Date of Award

5-12-2024

Degree Type

Dissertation

Degree Name

Doctor of Philosophy (PhD)

Department

Physics

Advisor(s)

M. Lisa Manning

Keywords

Glass;Micromechanics;Yielding

Subject Categories

Condensed Matter Physics | Physical Sciences and Mathematics | Physics

Abstract

Glasses and disordered granular media represent a class of materials that are quite familiar to us, from the glass in windows and phone screens, to piles of fruits, grains, and sand. Further, living and active systems such as cellular tissues, collections of robots, and even human crowds behave as disordered solids when they are gathered at high enough densities. Despite their ubiquity, there are still many behaviors of these amorphous systems that lack a full understanding. Contrasting crystalline solids, the thermodynamic, vibrational, energetic, and mechanical properties of glasses are not well-characterized by solid state theory.
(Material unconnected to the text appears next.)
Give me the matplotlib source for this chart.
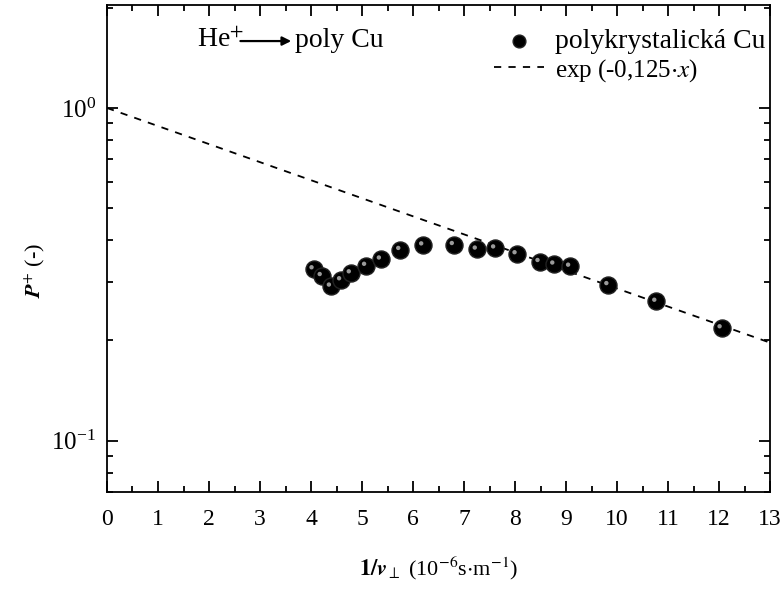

In the case of active glasses, the situation is even more confusing, as the individual components that compose the material are self-driven and dynamical. A feature of passive and active disordered solids that is of particular interest for principles of intelligent material design is their difficult-to-forecast yielding behavior under external or internal driving. In this context, the presence of microstructural defects is expected to be vitally important. Here, I explore methods for identifying populations of defects in simulated structural glasses, and investigate how aspects of material preparation impact the defects and overall mechanical behavior. Additionally, I work to adapt the relevant methods to study glassy defects in modeled active systems. Overall, I demonstrate that structure-dynamics predictions can be effectively formed for a variety of disordered solids by considering approximations of the potential energy of a system and the resulting spectra of excitations.